J’envisage des actions rapides afin de remédier à ces difficultés :
- échanges individuels avec les membres de l’observatoire de la QPC (représentants des cours suprêmes, des juridictions, du ministère de la justice, des barreaux, des universités, écoles de droit et écoles professionnelles) sur leurs idées et leurs demandes ;
- rencontre du Directeur des services judiciaires et de ses services, pour une amélioration des outils informatiques et l’instauration de statistiques plus fiables ; cette fiabilité pourrait être renforcée par la mise en place d’un recensement régulier des QPC par les cours d’appel ;
- déplacements dans les cours et tribunaux selon deux axes : à la fois rendre plus visible localement la QPC, pour favoriser son acculturation, et toucher les magistrats et fonctionnaires des greffes au plus près, toujours avec le souhait d’un échange avec les acteurs de la QPC, pour leur transmettre des éléments d’information utiles au traitement de cette procédure, notamment leur faire connaître les nombreuses ressources offertes par le Portail QPC 360°, les sites Internet des deux cours suprêmes et du Conseil national des barreaux, mais aussi pour identifier leurs difficultés, recueillir leurs attentes et y répondre ;
- réflexion sur les améliorations à apporter aux formations initiales et continues des magistrats et fonctionnaires ainsi que des avocats sur le sujet de la QPC, qui pourraient prendre la forme d’interventions dans les différentes écoles (École nationale de la magistrature, Formation des magistrats administratifs, École nationale des greffes, Écoles du barreau), de l’organisation d’un stage d’immersion au Conseil constitutionnel avec un public qui réunissant magistrats des deux ordres et avocats, de l’adjonction d’un module QPC à des formations existantes, ou de l’utilisation de supports de formation innovants ;
- communication et démarches concernant la QPC dans les tribunaux de commerce par l’intermédiaire de la Conférence générale des tribunaux de commerce et du Conseil national des greffiers des tribunaux de commerce ;
- travail de pédagogie à destination du public, notamment en collaboration avec les universités et écoles de droit, pour mieux faire connaître et comprendre la QPC et les conséquences des décisions rendues par le Conseil constitutionnel.

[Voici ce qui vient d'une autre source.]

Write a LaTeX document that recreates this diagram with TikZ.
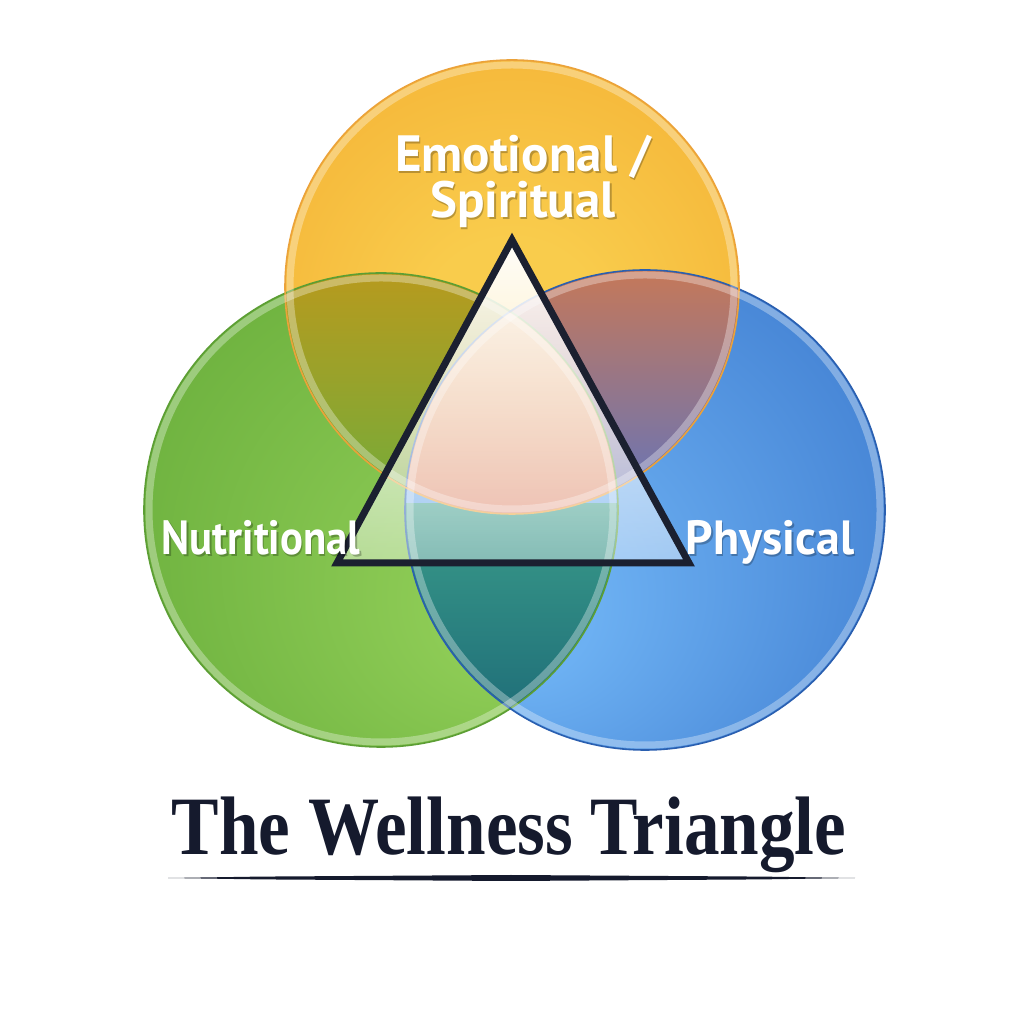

Les actions envisagées devront être complétées au fur et à mesure des échanges avec les acteurs de terrain et du recueil de leurs souhaits et de leurs idées pour rendre la QPC plus attractive et son traitement plus efficace.
Je serai à l’écoute de toutes les suggestions pour faire vivre ce formidable instrument de démocratie qu’est la QPC, qui a vocation à concerner tous les citoyens, qui donne la possibilité de grands débats de société et garantit la préservation de notre État de droit.